Oyunda ufak gelir kapıları ve ayrıntılarda var. Contract Work denilen ufak, sözleşmeli ve belli bir zamanı olan işler var, bir gelir kapısı olmakla beraber bazen research puanlarınızı arttırmak için işe yarıyorlar. Ancak Medium Şirkette biraz büyüdükten sonra maddi yönüne ihtiyacınız kalmıyor öylesine takılmaca gibi oluyor, maksat çalışanlar boş durmasın :D Sonra Published Work'ler var, bunlarda da ünlü yapımcı/dağıtımcılar için size verilen koşullar doğrultusunda iş yapıyorsunuz. Activision'un Infinity Ward'a COD'u yaptırması gibi ancak orada durum daha farklı tabi Activision satın almıştı biz kiralık çalışyoruz. Mesela çalışanınızın bir arkadaşı ya da herhangi biri için cüzi miktarlara sponsor olup gelişimini sağlayabiliyorsunuz ya da çalışanınız geliyor ofis çok sıcak klima taktıralım diyor, R&D veya Hardware Lab yapalım diyor falan.

Oyunun çok ilginç bir özellği var. Şu anda Steam'de 9,99$ etiketiyle satışta ancak oyunun yapımcısı olan Greenheartgames oyunu kendi elleriyle torrent sitelerine koyup ilginç bir pazarlama ve tanıtım politikasına giriştiler. Söylenenlere göre oyunu onların paylaştığı dosyadan indirseniz bir süre sonra "Oyunumuz korsan olarak indiriliyor, para kaybediyoruz" uyarıları alıp ardından batıyormuşsunuz.

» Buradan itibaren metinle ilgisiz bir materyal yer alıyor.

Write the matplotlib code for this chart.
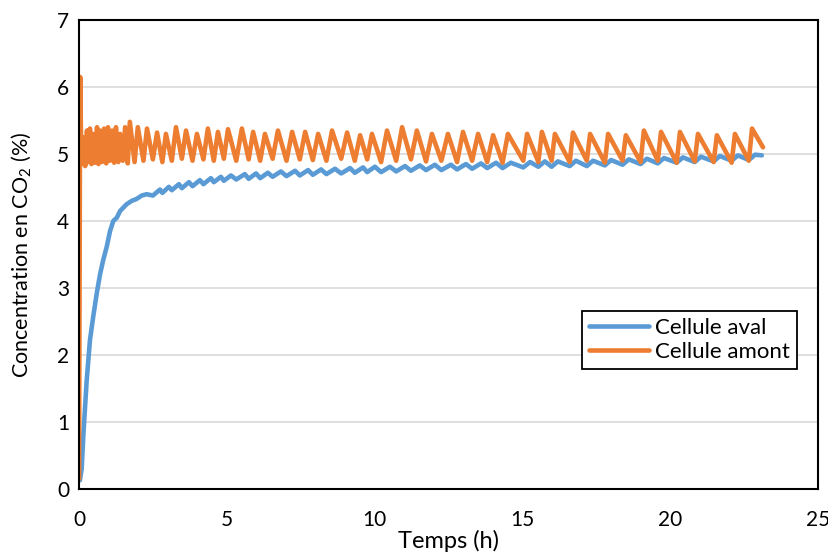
import matplotlib
matplotlib.use("Agg")
import matplotlib.pyplot as plt

plt.rcParams['font.family'] = ['Lato', 'DejaVu Sans']
plt.rcParams['mathtext.fontset'] = 'custom'
plt.rcParams['mathtext.rm'] = 'Lato'

# ---- donnees ----
# Cellule amont (orange) : depart, pic initial, puis creux / pics alternes
amont_debut_t = [0.0, 0.04]
amont_debut_v = [0.15, 6.15]

amont_creux_t = [0.08, 0.21, 0.32, 0.42, 0.54, 0.66, 0.78, 0.92, 1.05, 1.19,
                 1.33, 1.48, 1.65, 1.88, 2.18, 2.50, 2.82, 3.14, 3.48, 3.84,
                 4.21, 4.56, 4.90, 5.32, 5.74, 6.13, 6.55, 7.02, 7.47, 7.91,
                 8.37, 8.87, 9.33, 9.75, 10.22, 10.73, 11.23, 11.74, 12.26, 12.79,
                 13.30, 13.81, 14.33, 15.03, 15.54, 15.99, 16.60, 17.18, 17.79, 18.39,
                 19.00, 19.58, 20.22, 20.83, 21.47, 22.08, 22.66]
amont_creux_v = [4.85, 4.82, 4.88, 4.85, 4.87, 4.85, 4.88, 4.86, 4.90, 4.87,
                 4.88, 4.90, 4.86, 4.88, 4.90, 4.92, 4.88, 4.90, 4.93, 4.90,
                 4.92, 4.90, 4.93, 4.90, 4.92, 4.90, 4.93, 4.90, 4.92, 4.91,
                 4.90, 4.93, 4.90, 4.92, 4.88, 4.90, 4.92, 4.89, 4.90, 4.88,
                 4.90, 4.88, 4.87, 4.90, 4.88, 4.90, 4.88, 4.90, 4.87, 4.90,
                 4.88, 4.90, 4.87, 4.89, 4.88, 4.87, 4.90]
amont_pic_t = [0.14, 0.27, 0.37, 0.47, 0.61, 0.71, 0.85, 0.98, 1.12, 1.25,
               1.39, 1.56, 1.72, 1.99, 2.30, 2.64, 2.94, 3.28, 3.62, 3.99,
               4.36, 4.70, 5.04, 5.51, 5.89, 6.29, 6.73, 7.21, 7.65, 8.09,
               8.56, 9.07, 9.51, 9.91, 10.42, 10.93, 11.43, 11.94, 12.48, 12.99,
               13.50, 14.01, 14.51, 15.16, 15.66, 16.10, 16.71, 17.29, 17.90, 18.50,
               19.11, 19.69, 20.33, 20.94, 21.58, 22.19, 22.77]
amont_pic_v = [5.25, 5.35, 5.38, 5.30, 5.40, 5.35, 5.38, 5.40, 5.35, 5.40,
               5.30, 5.40, 5.48, 5.40, 5.38, 5.32, 5.30, 5.40, 5.35, 5.30,
               5.38, 5.33, 5.37, 5.38, 5.33, 5.30, 5.35, 5.33, 5.33, 5.30,
               5.35, 5.32, 5.28, 5.30, 5.35, 5.40, 5.35, 5.30, 5.30, 5.33,
               5.30, 5.28, 5.30, 5.30, 5.33, 5.30, 5.32, 5.30, 5.30, 5.28,
               5.35, 5.33, 5.33, 5.30, 5.28, 5.30, 5.38]
amont_fin_t = [23.14]
amont_fin_v = [5.10]

# Cellule aval (bleu) : montee initiale puis petites oscillations
aval_debut_t = [0.03, 0.09, 0.15, 0.26, 0.37, 0.48, 0.60, 0.71, 0.82, 0.94,
                1.05, 1.16, 1.28, 1.39, 1.50, 1.61, 1.78, 1.95, 2.12, 2.29]
aval_debut_v = [0.13, 0.30, 0.83, 1.62, 2.22, 2.57, 2.92, 3.20, 3.42, 3.62,
                3.85, 4.00, 4.05, 4.15, 4.20, 4.25, 4.30, 4.33, 4.38, 4.40]
aval_creux_t = [2.50, 2.82, 3.14, 3.48, 3.84, 4.21, 4.56, 4.90, 5.32, 5.74,
                6.13, 6.55, 7.02, 7.47, 7.91, 8.37, 8.87, 9.33, 9.75, 10.22,
                10.73, 11.23, 11.74, 12.26, 12.79, 13.30, 13.81, 14.33, 15.03, 15.54,
                15.99, 16.60, 17.18, 17.79, 18.39, 19.00, 19.58, 20.22, 20.83, 21.47,
                22.08, 22.66]
aval_creux_v = [4.38, 4.42, 4.46, 4.49, 4.52, 4.55, 4.58, 4.60, 4.62, 4.63,
                4.64, 4.66, 4.67, 4.68, 4.69, 4.70, 4.71, 4.72, 4.73, 4.73,
                4.74, 4.75, 4.76, 4.76, 4.77, 4.78, 4.79, 4.79, 4.80, 4.81,
                4.81, 4.82, 4.82, 4.83, 4.84, 4.85, 4.86, 4.87, 4.88, 4.89,
                4.90, 4.91]
aval_pic_t = [2.74, 3.04, 3.38, 3.72, 4.09, 4.46, 4.80, 5.14, 5.61, 5.99,
              6.39, 6.83, 7.31, 7.75, 8.19, 8.66, 9.17, 9.61, 10.01, 10.52,
              11.03, 11.53, 12.04, 12.58, 13.09, 13.60, 14.11, 14.61, 15.26, 15.76,
              16.20, 16.81, 17.39, 18.00, 18.60, 19.21, 19.79, 20.43, 21.04, 21.68,
              22.29, 22.87]
aval_pic_v = [4.47, 4.51, 4.55, 4.58, 4.61, 4.64, 4.66, 4.68, 4.70, 4.71,
              4.72, 4.74, 4.75, 4.76, 4.77, 4.78, 4.79, 4.80, 4.81, 4.81,
              4.82, 4.83, 4.84, 4.84, 4.85, 4.86, 4.87, 4.87, 4.88, 4.89,
              4.89, 4.90, 4.90, 4.91, 4.92, 4.93, 4.94, 4.95, 4.96, 4.97,
              4.98, 4.99]
aval_fin_t = [23.10]
aval_fin_v = [4.98]

x_ticks = [0, 5, 10, 15, 20, 25]
y_ticks = [0, 1, 2, 3, 4, 5, 6, 7]


def alterne(ta, va, tb, vb):
    # entrelace creux et pics dans l'ordre
    t, v = [], []
    for a, b, c, d in zip(ta, va, tb, vb):
        t += [a, c]
        v += [b, d]
    return t, v


t_o, v_o = alterne(amont_creux_t, amont_creux_v, amont_pic_t, amont_pic_v)
amont_t = amont_debut_t + t_o + amont_fin_t
amont_v = amont_debut_v + v_o + amont_fin_v

t_b, v_b = alterne(aval_creux_t, aval_creux_v, aval_pic_t, aval_pic_v)
aval_t = aval_debut_t + t_b + aval_fin_t
aval_v = aval_debut_v + v_b + aval_fin_v

fig = plt.figure(figsize=(8.29, 5.53), dpi=100)
ax = fig.add_axes([0.0953, 0.1157, 0.8914, 0.8481])

ax.plot(aval_t, aval_v, color='#5B9BD5', lw=3.3, label='Cellule aval',
        solid_joinstyle='round', solid_capstyle='round')
ax.plot(amont_t, amont_v, color='#ED7D31', lw=3.3, label='Cellule amont',
        solid_joinstyle='round', solid_capstyle='round')

ax.set_xlim(0, 25)
ax.set_ylim(0, 7)
ax.set_xticks(x_ticks)
ax.set_yticks(y_ticks)
ax.tick_params(length=0, labelsize=15, colors='#000000')
ax.tick_params(axis='x', pad=15)
ax.tick_params(axis='y', pad=7)
ax.grid(axis='y', color='#d9d9d9', lw=1.2)
ax.set_axisbelow(True)
for s in ax.spines.values():
    s.set_color('black')
    s.set_linewidth(1.5)

ax.set_xlabel('Temps (h)', fontsize=17)
ax.xaxis.set_label_coords(0.5, -0.111)
ax.xaxis.label.set_va('center')
ax.set_ylabel('Concentration en CO$_2$ (%)', fontsize=15.5)
ax.yaxis.set_label_coords(-0.077, 0.5)
ax.yaxis.label.set_va('center')

leg = ax.legend(loc='upper left', bbox_to_anchor=(582 / 829, 1 - 311 / 553),
                bbox_transform=fig.transFigure, borderaxespad=0, fancybox=False,
                framealpha=1, edgecolor='black', fontsize=16, handlelength=2.7,
                handletextpad=0.3, borderpad=0.3, labelspacing=0.2)
leg.get_frame().set_linewidth(1.3)

plt.savefig('out.png', dpi=100)
plt.close()
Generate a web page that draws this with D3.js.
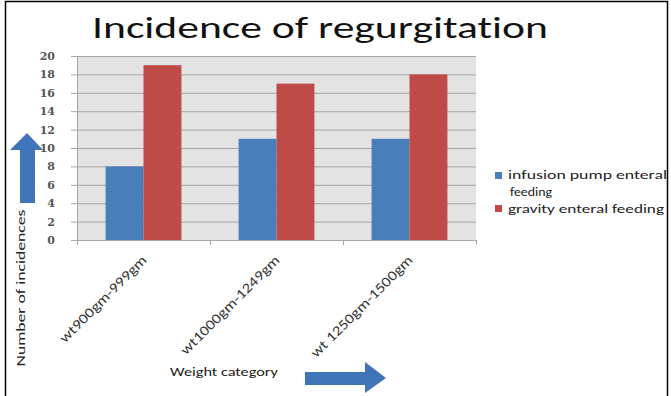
<!DOCTYPE html>
<html>
<head>
<meta charset="utf-8">
<script src="https://cdn.jsdelivr.net/npm/d3@7"></script>
<style>
  html, body { margin: 0; padding: 0; background: #fff; }
  svg { display: block; }
  text { font-variant-ligatures: none; }
</style>
</head>
<body>
<svg id="chart" width="671" height="396"></svg>
<script>
// Weight categories and incidence counts per feeding method
const categories = ["wt900gm-999gm", "wt1000gm-1249gm", "wt 1250gm-1500gm"];
const seriesNames = ["infusion pump enteral feeding", "gravity enteral feeding"];
const pumpValues = [8, 11, 11];
const gravityValues = [19, 17, 18];
const yTicks = [0, 2, 4, 6, 8, 10, 12, 14, 16, 18, 20];
const colors = ["#4a7ebb", "#be4b48"];

const svg = d3.select("#chart");
const FONT = "Carlito, Calibri, 'Liberation Sans', sans-serif";

const plot = { left: 77, right: 476, top: 56, bottom: 240 };

// stretch a text element's glyphs by a factor along its baseline
function widen(sel, factor) {
  sel.each(function () {
    const len = this.getComputedTextLength();
    d3.select(this).attr("textLength", len * factor).attr("lengthAdjust", "spacingAndGlyphs");
  });
  return sel;
}

// frame around the whole figure
svg.append("rect")
  .attr("x", 5.5).attr("y", 1.5)
  .attr("width", 662).attr("height", 400)
  .attr("fill", "none").attr("stroke", "#000").attr("stroke-width", 1.5);

const x0 = d3.scaleBand()
  .domain(categories)
  .range([plot.left, plot.right])
  .paddingInner(0.43)
  .paddingOuter(0.215);

const x1 = d3.scaleBand()
  .domain(seriesNames)
  .range([0, x0.bandwidth()]);

const y = d3.scaleLinear().domain([0, 20]).range([plot.bottom, plot.top]);

// plot background
svg.append("rect")
  .attr("x", plot.left).attr("y", plot.top)
  .attr("width", plot.right - plot.left).attr("height", plot.bottom - plot.top)
  .attr("fill", "#e3e3e3");

// horizontal gridlines
svg.append("g")
  .selectAll("line")
  .data(yTicks.filter(d => d > 0))
  .join("line")
  .attr("x1", plot.left).attr("x2", plot.right)
  .attr("y1", d => y(d) + 0.5).attr("y2", d => y(d) + 0.5)
  .attr("stroke", "#a6a6a6").attr("stroke-width", 1);

// bars
const rows = categories.map((c, i) => ({ cat: c, vals: [pumpValues[i], gravityValues[i]] }));
svg.append("g")
  .selectAll("g")
  .data(rows)
  .join("g")
  .attr("transform", d => `translate(${x0(d.cat)},0)`)
  .selectAll("rect")
  .data(d => d.vals.map((v, j) => ({ name: seriesNames[j], v, j })))
  .join("rect")
  .attr("x", d => x1(d.name))
  .attr("y", d => y(d.v))
  .attr("width", x1.bandwidth())
  .attr("height", d => y(0) - y(d.v))
  .attr("fill", d => colors[d.j]);

// y axis
const yAxis = svg.append("g")
  .attr("transform", `translate(${plot.left},0)`)
  .call(d3.axisLeft(y).tickValues(yTicks).tickSize(6).tickPadding(16));
yAxis.select(".domain").attr("stroke", "#a6a6a6");
yAxis.selectAll(".tick line").attr("stroke", "#a6a6a6");
yAxis.selectAll("text")
  .attr("font-family", "'DejaVu Serif', serif")
  .attr("font-size", 11)
  .attr("font-weight", "bold")
  .attr("fill", "#555");

// x axis baseline with category separators
const xAxis = svg.append("g").attr("transform", `translate(0,${plot.bottom})`);
xAxis.append("line")
  .attr("x1", plot.left).attr("x2", plot.right)
  .attr("y1", 0.5).attr("y2", 0.5)
  .attr("stroke", "#a6a6a6");
const step = x0.step();
const bounds = d3.range(categories.length + 1).map(i => x0(categories[0]) - x0.paddingOuter() * step + i * step);
xAxis.selectAll("line.sep")
  .data(bounds)
  .join("line")
  .attr("class", "sep")
  .attr("x1", d => d + 0.5).attr("x2", d => d + 0.5)
  .attr("y1", 0).attr("y2", 5)
  .attr("stroke", "#a6a6a6");

// rotated category labels
widen(xAxis.selectAll("text")
  .data(categories)
  .join("text")
  .attr("transform", d => `translate(${x0(d) + x0.bandwidth() / 2 + 4},${21}) rotate(-45)`)
  .attr("text-anchor", "end")
  .attr("font-family", FONT)
  .attr("font-size", 14)
  .attr("fill", "#333")
  .text(d => d), 1.2);

// title
svg.append("text")
  .attr("x", 92).attr("y", 38)
  .attr("font-family", FONT)
  .attr("font-size", 31)
  .attr("fill", "#111")
  .attr("textLength", 456).attr("lengthAdjust", "spacingAndGlyphs")
  .text("Incidence of regurgitation");

// legend
const legend = svg.append("g").attr("font-family", FONT)
  .attr("font-size", 13).attr("fill", "#222");
legend.append("rect").attr("x", 495).attr("y", 172).attr("width", 7).attr("height", 7).attr("fill", colors[0]);
legend.append("text").attr("x", 508).attr("y", 179).attr("textLength", 159).attr("lengthAdjust", "spacingAndGlyphs").text("infusion pump enteral");
legend.append("text").attr("x", 510).attr("y", 196).attr("textLength", 42).attr("lengthAdjust", "spacingAndGlyphs").text("feeding");
legend.append("rect").attr("x", 495).attr("y", 205).attr("width", 7).attr("height", 7).attr("fill", colors[1]);
legend.append("text").attr("x", 508).attr("y", 213).attr("textLength", 156).attr("lengthAdjust", "spacingAndGlyphs").text("gravity enteral feeding");

// axis titles
svg.append("text")
  .attr("transform", "translate(25,288) rotate(-90)")
  .attr("text-anchor", "middle")
  .attr("font-family", FONT)
  .attr("font-size", 13).attr("fill", "#222")
  .attr("textLength", 157).attr("lengthAdjust", "spacingAndGlyphs")
  .text("Number of incidences");
svg.append("text")
  .attr("x", 170).attr("y", 376)
  .attr("font-family", FONT)
  .attr("font-size", 13).attr("fill", "#222")
  .attr("textLength", 108).attr("lengthAdjust", "spacingAndGlyphs")
  .text("Weight category");

// direction arrows
const arrowBlue = "#3f74b8";
svg.append("path")
  .attr("d", d3.line()([[20, 203], [20, 150], [10, 150], [27, 133], [43, 150], [35, 150], [35, 203]]) + "Z")
  .attr("fill", arrowBlue);
svg.append("path")
  .attr("d", d3.line()([[305, 372], [365, 372], [365, 362], [386, 378], [365, 393], [365, 385], [305, 385]]) + "Z")
  .attr("fill", arrowBlue);
</script>
</body>
</html>
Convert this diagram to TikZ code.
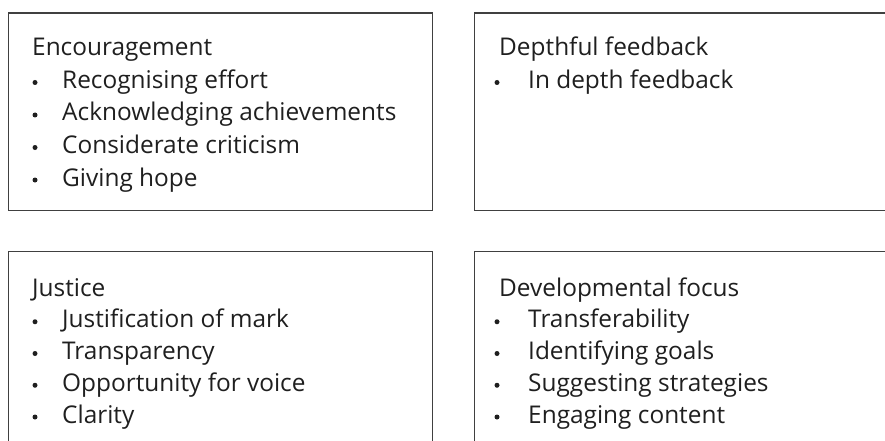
\documentclass[tikz,border=0pt]{standalone}
\usepackage{fontspec}
\setmainfont{Open Sans}
\begin{document}
\begin{tikzpicture}[x=1pt,y=-1pt,
  box/.style={draw=black!75, line width=1.3pt, anchor=north west, inner sep=0pt},
  txt/.style={anchor=base west, inner sep=0pt, font=\fontsize{24.4}{28}\selectfont, text=black!88},
  dot/.style={circle, fill=black!88, inner sep=0pt, minimum size=5pt}]
\clip (0,0) rectangle (885,441);
% boxes
\node[box, minimum width=424pt, minimum height=197.5pt] (b1) at (8,12.5) {};
\node[box, minimum width=430pt, minimum height=197.5pt] (b2) at (474,12.5) {};
\node[box, minimum width=424pt, minimum height=230pt] (b3) at (8,251) {};
\node[box, minimum width=430pt, minimum height=230pt] (b4) at (474,251) {};
% Encouragement
\node[txt] (b1t) at (32,56) {Encouragement};
\foreach \t [count=\i] in {Recognising effort, Acknowledging achievements, Considerate criticism, Giving hope}{
  \node[dot] (b1d\i) at (35,{56+32.5*\i-6}) {};
  \node[txt] (b1i\i) at (62,{56+32.5*\i}) {\t};
}
% Depthful feedback
\node[txt] (b2t) at (499,56) {Depthful feedback};
\node[dot] (b2d1) at (497,{88.5-6}) {};
\node[txt] (b2i1) at (528,88.5) {In depth feedback};
% Justice
\node[txt] (b3t) at (32,296) {Justice};
\foreach \t [count=\i] in {Justification of mark, Transparency, Opportunity for voice, Clarity}{
  \node[dot] (b3d\i) at (35,{296+31.75*\i-6}) {};
  \node[txt] (b3i\i) at (62,{296+31.75*\i}) {\t};
}
% Developmental focus
\node[txt] (b4t) at (499,296) {Developmental focus};
\foreach \t [count=\i] in {Transferability, Identifying goals, Suggesting strategies, Engaging content}{
  \node[dot] (b4d\i) at (497,{296+31.75*\i-6}) {};
  \node[txt] (b4i\i) at (528,{296+31.75*\i}) {\t};
}
\end{tikzpicture}
\end{document}
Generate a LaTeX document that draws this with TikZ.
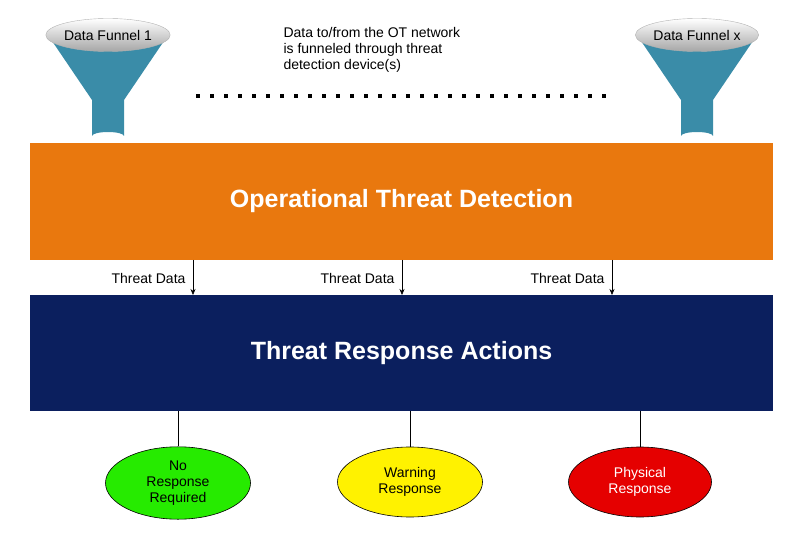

Son olarak oyunun 3 süre modu var. 25 yıl, 30 yıl (yapımcının önerdiği), 35 yıl. Bu sürelerden birini seçebiliyorsunuz ayarlardan, hiçbir şeye dokunmazsanız 30 yıl olarak oynatıyor. Aslında bu 30 yılın pek bi muhabbeti yok. Sadece bu süre sonunda puanlama yapıyor ve yaptığınız işlere göre oyun skorunuzu belirliyor sonra kaldığınız yerden devam edebiliyorsunuz.